>> begin

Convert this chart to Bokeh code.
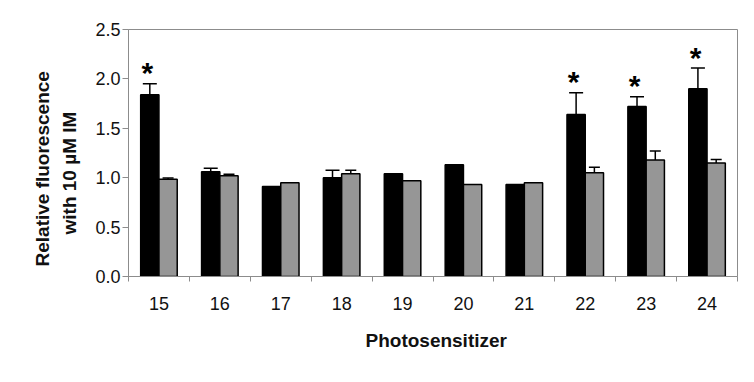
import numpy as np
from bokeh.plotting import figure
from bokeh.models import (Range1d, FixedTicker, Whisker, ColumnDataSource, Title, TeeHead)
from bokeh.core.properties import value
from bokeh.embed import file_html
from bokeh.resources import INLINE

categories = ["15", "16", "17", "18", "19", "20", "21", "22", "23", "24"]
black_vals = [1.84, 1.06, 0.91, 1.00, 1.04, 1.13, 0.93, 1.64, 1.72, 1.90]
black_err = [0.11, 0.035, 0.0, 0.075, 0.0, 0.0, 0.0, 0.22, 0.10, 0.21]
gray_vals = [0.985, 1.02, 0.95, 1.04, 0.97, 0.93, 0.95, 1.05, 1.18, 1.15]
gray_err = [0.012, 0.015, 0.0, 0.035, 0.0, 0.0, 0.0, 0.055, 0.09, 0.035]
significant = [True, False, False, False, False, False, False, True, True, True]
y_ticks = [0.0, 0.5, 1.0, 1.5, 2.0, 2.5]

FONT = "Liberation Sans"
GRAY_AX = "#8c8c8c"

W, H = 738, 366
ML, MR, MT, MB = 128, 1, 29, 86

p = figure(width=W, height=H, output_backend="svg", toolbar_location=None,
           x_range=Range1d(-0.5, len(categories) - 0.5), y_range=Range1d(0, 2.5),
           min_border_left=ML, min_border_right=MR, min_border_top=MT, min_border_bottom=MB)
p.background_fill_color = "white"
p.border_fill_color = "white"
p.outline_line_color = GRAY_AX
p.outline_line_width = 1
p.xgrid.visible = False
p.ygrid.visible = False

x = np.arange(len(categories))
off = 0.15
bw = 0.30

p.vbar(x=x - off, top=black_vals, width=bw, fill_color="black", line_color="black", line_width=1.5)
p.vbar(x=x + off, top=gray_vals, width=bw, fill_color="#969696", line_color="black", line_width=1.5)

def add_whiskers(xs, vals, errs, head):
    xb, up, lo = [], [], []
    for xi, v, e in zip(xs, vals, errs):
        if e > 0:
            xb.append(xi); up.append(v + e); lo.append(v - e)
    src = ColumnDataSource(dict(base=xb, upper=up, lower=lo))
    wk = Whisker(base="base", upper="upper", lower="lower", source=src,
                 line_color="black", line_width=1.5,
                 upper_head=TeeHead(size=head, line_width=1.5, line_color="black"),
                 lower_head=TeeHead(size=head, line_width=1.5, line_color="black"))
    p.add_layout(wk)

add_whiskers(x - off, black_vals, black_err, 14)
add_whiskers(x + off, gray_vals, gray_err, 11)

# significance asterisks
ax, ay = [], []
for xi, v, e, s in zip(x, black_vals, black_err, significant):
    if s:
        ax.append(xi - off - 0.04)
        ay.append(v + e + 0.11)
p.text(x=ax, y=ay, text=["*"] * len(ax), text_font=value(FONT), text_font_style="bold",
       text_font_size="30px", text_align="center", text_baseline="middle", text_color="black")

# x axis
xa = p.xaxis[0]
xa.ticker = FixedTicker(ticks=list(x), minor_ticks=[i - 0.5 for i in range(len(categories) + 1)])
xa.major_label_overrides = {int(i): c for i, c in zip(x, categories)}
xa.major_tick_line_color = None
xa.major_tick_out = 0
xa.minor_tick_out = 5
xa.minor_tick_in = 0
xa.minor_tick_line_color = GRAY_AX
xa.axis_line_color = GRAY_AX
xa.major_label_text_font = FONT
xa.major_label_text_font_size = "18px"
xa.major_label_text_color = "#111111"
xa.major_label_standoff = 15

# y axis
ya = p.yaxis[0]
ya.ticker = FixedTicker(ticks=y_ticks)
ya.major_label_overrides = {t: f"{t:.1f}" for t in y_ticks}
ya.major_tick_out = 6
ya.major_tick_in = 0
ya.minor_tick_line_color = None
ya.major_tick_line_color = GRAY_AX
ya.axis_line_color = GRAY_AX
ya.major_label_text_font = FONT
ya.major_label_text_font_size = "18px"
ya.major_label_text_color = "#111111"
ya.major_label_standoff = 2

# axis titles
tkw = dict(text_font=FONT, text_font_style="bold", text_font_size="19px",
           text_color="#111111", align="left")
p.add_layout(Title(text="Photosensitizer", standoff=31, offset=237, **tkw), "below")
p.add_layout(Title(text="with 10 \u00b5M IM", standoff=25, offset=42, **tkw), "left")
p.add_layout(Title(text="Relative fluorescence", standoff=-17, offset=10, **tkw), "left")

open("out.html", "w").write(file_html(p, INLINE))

>> end

- WHAT THIS TASK INVOLVES
The material above must be printed exactly, with its pictures left out.

- TASK RESULT
Convert this chart to Bokeh code.
import numpy as np
from bokeh.plotting import figure
from bokeh.models import (Range1d, FixedTicker, Whisker, ColumnDataSource, Title, TeeHead)
from bokeh.core.properties import value
from bokeh.embed import file_html
from bokeh.resources import INLINE

categories = ["15", "16", "17", "18", "19", "20", "21", "22", "23", "24"]
black_vals = [1.84, 1.06, 0.91, 1.00, 1.04, 1.13, 0.93, 1.64, 1.72, 1.90]
black_err = [0.11, 0.035, 0.0, 0.075, 0.0, 0.0, 0.0, 0.22, 0.10, 0.21]
gray_vals = [0.985, 1.02, 0.95, 1.04, 0.97, 0.93, 0.95, 1.05, 1.18, 1.15]
gray_err = [0.012, 0.015, 0.0, 0.035, 0.0, 0.0, 0.0, 0.055, 0.09, 0.035]
significant = [True, False, False, False, False, False, False, True, True, True]
y_ticks = [0.0, 0.5, 1.0, 1.5, 2.0, 2.5]

FONT = "Liberation Sans"
GRAY_AX = "#8c8c8c"

W, H = 738, 366
ML, MR, MT, MB = 128, 1, 29, 86

p = figure(width=W, height=H, output_backend="svg", toolbar_location=None,
           x_range=Range1d(-0.5, len(categories) - 0.5), y_range=Range1d(0, 2.5),
           min_border_left=ML, min_border_right=MR, min_border_top=MT, min_border_bottom=MB)
p.background_fill_color = "white"
p.border_fill_color = "white"
p.outline_line_color = GRAY_AX
p.outline_line_width = 1
p.xgrid.visible = False
p.ygrid.visible = False

x = np.arange(len(categories))
off = 0.15
bw = 0.30

p.vbar(x=x - off, top=black_vals, width=bw, fill_color="black", line_color="black", line_width=1.5)
p.vbar(x=x + off, top=gray_vals, width=bw, fill_color="#969696", line_color="black", line_width=1.5)

def add_whiskers(xs, vals, errs, head):
    xb, up, lo = [], [], []
    for xi, v, e in zip(xs, vals, errs):
        if e > 0:
            xb.append(xi); up.append(v + e); lo.append(v - e)
    src = ColumnDataSource(dict(base=xb, upper=up, lower=lo))
    wk = Whisker(base="base", upper="upper", lower="lower", source=src,
                 line_color="black", line_width=1.5,
                 upper_head=TeeHead(size=head, line_width=1.5, line_color="black"),
                 lower_head=TeeHead(size=head, line_width=1.5, line_color="black"))
    p.add_layout(wk)

add_whiskers(x - off, black_vals, black_err, 14)
add_whiskers(x + off, gray_vals, gray_err, 11)

# significance asterisks
ax, ay = [], []
for xi, v, e, s in zip(x, black_vals, black_err, significant):
    if s:
        ax.append(xi - off - 0.04)
        ay.append(v + e + 0.11)
p.text(x=ax, y=ay, text=["*"] * len(ax), text_font=value(FONT), text_font_style="bold",
       text_font_size="30px", text_align="center", text_baseline="middle", text_color="black")

# x axis
xa = p.xaxis[0]
xa.ticker = FixedTicker(ticks=list(x), minor_ticks=[i - 0.5 for i in range(len(categories) + 1)])
xa.major_label_overrides = {int(i): c for i, c in zip(x, categories)}
xa.major_tick_line_color = None
xa.major_tick_out = 0
xa.minor_tick_out = 5
xa.minor_tick_in = 0
xa.minor_tick_line_color = GRAY_AX
xa.axis_line_color = GRAY_AX
xa.major_label_text_font = FONT
xa.major_label_text_font_size = "18px"
xa.major_label_text_color = "#111111"
xa.major_label_standoff = 15

# y axis
ya = p.yaxis[0]
ya.ticker = FixedTicker(ticks=y_ticks)
ya.major_label_overrides = {t: f"{t:.1f}" for t in y_ticks}
ya.major_tick_out = 6
ya.major_tick_in = 0
ya.minor_tick_line_color = None
ya.major_tick_line_color = GRAY_AX
ya.axis_line_color = GRAY_AX
ya.major_label_text_font = FONT
ya.major_label_text_font_size = "18px"
ya.major_label_text_color = "#111111"
ya.major_label_standoff = 2

# axis titles
tkw = dict(text_font=FONT, text_font_style="bold", text_font_size="19px",
           text_color="#111111", align="left")
p.add_layout(Title(text="Photosensitizer", standoff=31, offset=237, **tkw), "below")
p.add_layout(Title(text="with 10 \u00b5M IM", standoff=25, offset=42, **tkw), "left")
p.add_layout(Title(text="Relative fluorescence", standoff=-17, offset=10, **tkw), "left")

open("out.html", "w").write(file_html(p, INLINE))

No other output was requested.